§ Exercise prompt
Repeat, exactly and completely, the material that follows. Omit the pictures.

[begin Information provided]

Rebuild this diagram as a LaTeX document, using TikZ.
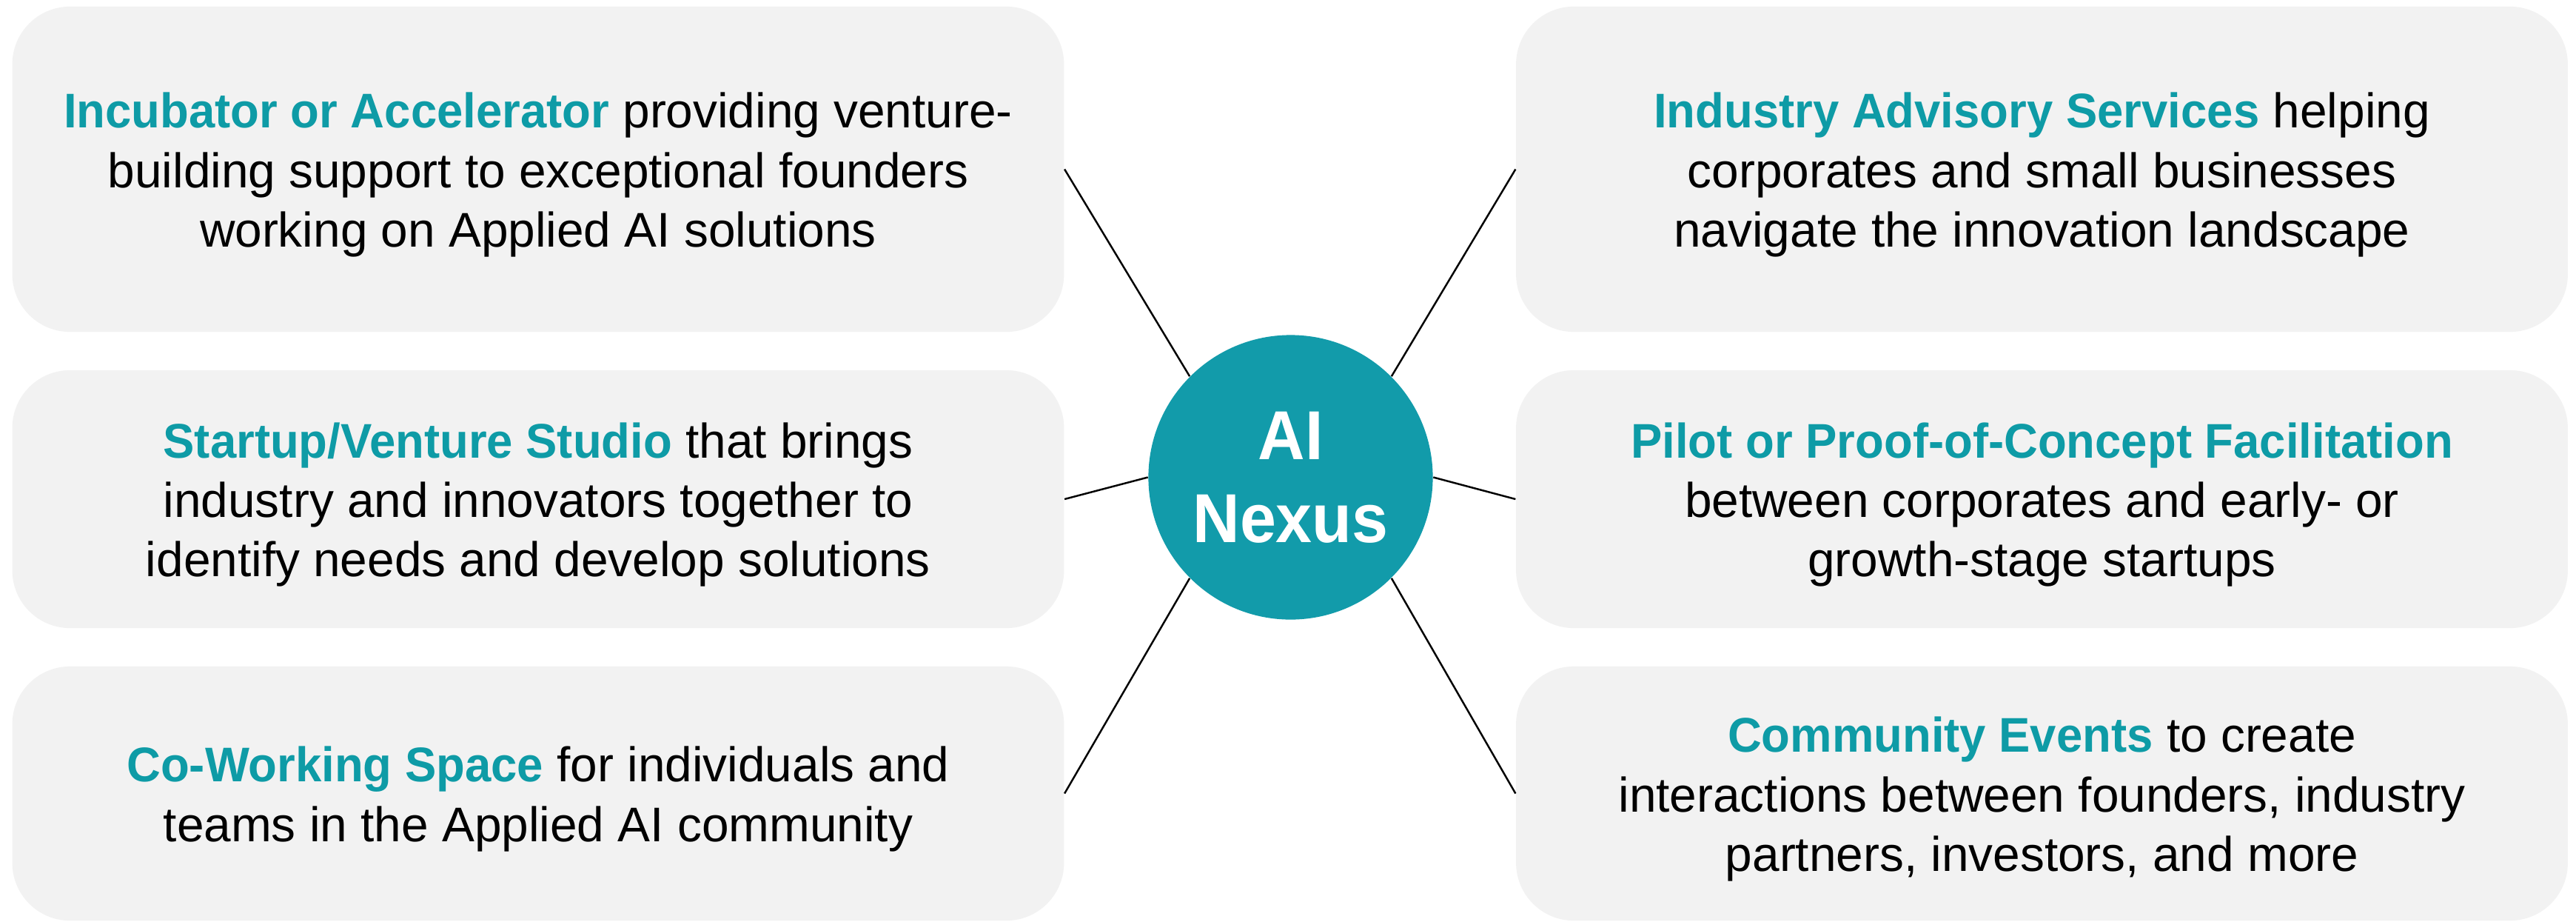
\documentclass[tikz,border=0pt]{standalone}
\usepackage{fontspec}
\setmainfont{Liberation Sans}[BoldFeatures={FakeStretch=0.965}]
\newfontfamily\hubfont{Liberation Sans}[BoldFeatures={FakeStretch=0.94}]
\definecolor{tealtext}{HTML}{0E9BA6}
\definecolor{tealcircle}{HTML}{129BAA}
\definecolor{boxgray}{HTML}{F2F2F2}
\tikzset{
  infobox/.style={fill=boxgray, rounded corners=0.78cm, minimum width=14.2cm,
    inner sep=0pt},
  boxtext/.style={inner sep=0pt, align=center, text=black,
    font=\fontsize{18.7}{22.8}\selectfont},
  hub/.style={circle, fill=tealcircle, minimum size=3.84cm, inner sep=0pt,
    align=center, text=white, font=\hubfont\bfseries\fontsize{26.6}{31.9}\selectfont},
  link/.style={draw=black, line width=0.7pt},
}
\newcommand{\hl}[1]{\textbf{\color{tealtext}#1}}
\begin{document}
\begin{tikzpicture}[x=0.01cm, y=-0.01cm]
  \path[use as bounding box, fill=white] (0,0) rectangle (3480,1244);
  \node[infobox, minimum height=4.39cm] (tl) at (727,228.5) {};
  \node[infobox, minimum height=3.48cm] (ml) at (727,674) {};
  \node[infobox, minimum height=3.43cm] (bl) at (727,1071.5) {};
  \node[infobox, minimum height=4.39cm] (tr) at (2758.5,228.5) {};
  \node[infobox, minimum height=3.48cm] (mr) at (2758.5,674) {};
  \node[infobox, minimum height=3.43cm] (br) at (2758.5,1071.5) {};
  \node[boxtext] (tltext) at ([yshift=-0.075cm]tl.center)
    {\hl{Incubator or Accelerator} providing venture-\\building support to exceptional founders\\working on Applied AI solutions};
  \node[boxtext] (mltext) at ([yshift=-0.075cm]ml.center)
    {\hl{Startup/Venture Studio} that brings\\industry and innovators together to\\identify needs and develop solutions};
  \node[boxtext] (bltext) at ([yshift=-0.075cm]bl.center)
    {\hl{Co-Working Space} for individuals and\\teams in the Applied AI community};
  \node[boxtext] (trtext) at ([yshift=-0.075cm]tr.center)
    {\hl{Industry Advisory Services} helping\\corporates and small businesses\\navigate the innovation landscape};
  \node[boxtext] (mrtext) at ([yshift=-0.075cm]mr.center)
    {\hl{Pilot or Proof-of-Concept Facilitation}\\between corporates and early- or\\growth-stage startups};
  \node[boxtext] (brtext) at ([yshift=-0.075cm]br.center)
    {\hl{Community Events} to create\\interactions between founders, industry\\partners, investors, and more};
  \node[hub] (hubnode) at (1743.5,644.5) {AI\\Nexus};
  \draw[link] (tl.east) -- (hubnode.135);
  \draw[link] (ml.east) -- (hubnode.west);
  \draw[link] (bl.east) -- (hubnode.225);
  \draw[link] (tr.west) -- (hubnode.45);
  \draw[link] (mr.west) -- (hubnode.east);
  \draw[link] (br.west) -- (hubnode.315);
\end{tikzpicture}
\end{document}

[end Information provided]

§ Solution
Rebuild this diagram as a LaTeX document, using TikZ.
\documentclass[tikz,border=0pt]{standalone}
\usepackage{fontspec}
\setmainfont{Liberation Sans}[BoldFeatures={FakeStretch=0.965}]
\newfontfamily\hubfont{Liberation Sans}[BoldFeatures={FakeStretch=0.94}]
\definecolor{tealtext}{HTML}{0E9BA6}
\definecolor{tealcircle}{HTML}{129BAA}
\definecolor{boxgray}{HTML}{F2F2F2}
\tikzset{
  infobox/.style={fill=boxgray, rounded corners=0.78cm, minimum width=14.2cm,
    inner sep=0pt},
  boxtext/.style={inner sep=0pt, align=center, text=black,
    font=\fontsize{18.7}{22.8}\selectfont},
  hub/.style={circle, fill=tealcircle, minimum size=3.84cm, inner sep=0pt,
    align=center, text=white, font=\hubfont\bfseries\fontsize{26.6}{31.9}\selectfont},
  link/.style={draw=black, line width=0.7pt},
}
\newcommand{\hl}[1]{\textbf{\color{tealtext}#1}}
\begin{document}
\begin{tikzpicture}[x=0.01cm, y=-0.01cm]
  \path[use as bounding box, fill=white] (0,0) rectangle (3480,1244);
  \node[infobox, minimum height=4.39cm] (tl) at (727,228.5) {};
  \node[infobox, minimum height=3.48cm] (ml) at (727,674) {};
  \node[infobox, minimum height=3.43cm] (bl) at (727,1071.5) {};
  \node[infobox, minimum height=4.39cm] (tr) at (2758.5,228.5) {};
  \node[infobox, minimum height=3.48cm] (mr) at (2758.5,674) {};
  \node[infobox, minimum height=3.43cm] (br) at (2758.5,1071.5) {};
  \node[boxtext] (tltext) at ([yshift=-0.075cm]tl.center)
    {\hl{Incubator or Accelerator} providing venture-\\building support to exceptional founders\\working on Applied AI solutions};
  \node[boxtext] (mltext) at ([yshift=-0.075cm]ml.center)
    {\hl{Startup/Venture Studio} that brings\\industry and innovators together to\\identify needs and develop solutions};
  \node[boxtext] (bltext) at ([yshift=-0.075cm]bl.center)
    {\hl{Co-Working Space} for individuals and\\teams in the Applied AI community};
  \node[boxtext] (trtext) at ([yshift=-0.075cm]tr.center)
    {\hl{Industry Advisory Services} helping\\corporates and small businesses\\navigate the innovation landscape};
  \node[boxtext] (mrtext) at ([yshift=-0.075cm]mr.center)
    {\hl{Pilot or Proof-of-Concept Facilitation}\\between corporates and early- or\\growth-stage startups};
  \node[boxtext] (brtext) at ([yshift=-0.075cm]br.center)
    {\hl{Community Events} to create\\interactions between founders, industry\\partners, investors, and more};
  \node[hub] (hubnode) at (1743.5,644.5) {AI\\Nexus};
  \draw[link] (tl.east) -- (hubnode.135);
  \draw[link] (ml.east) -- (hubnode.west);
  \draw[link] (bl.east) -- (hubnode.225);
  \draw[link] (tr.west) -- (hubnode.45);
  \draw[link] (mr.west) -- (hubnode.east);
  \draw[link] (br.west) -- (hubnode.315);
\end{tikzpicture}
\end{document}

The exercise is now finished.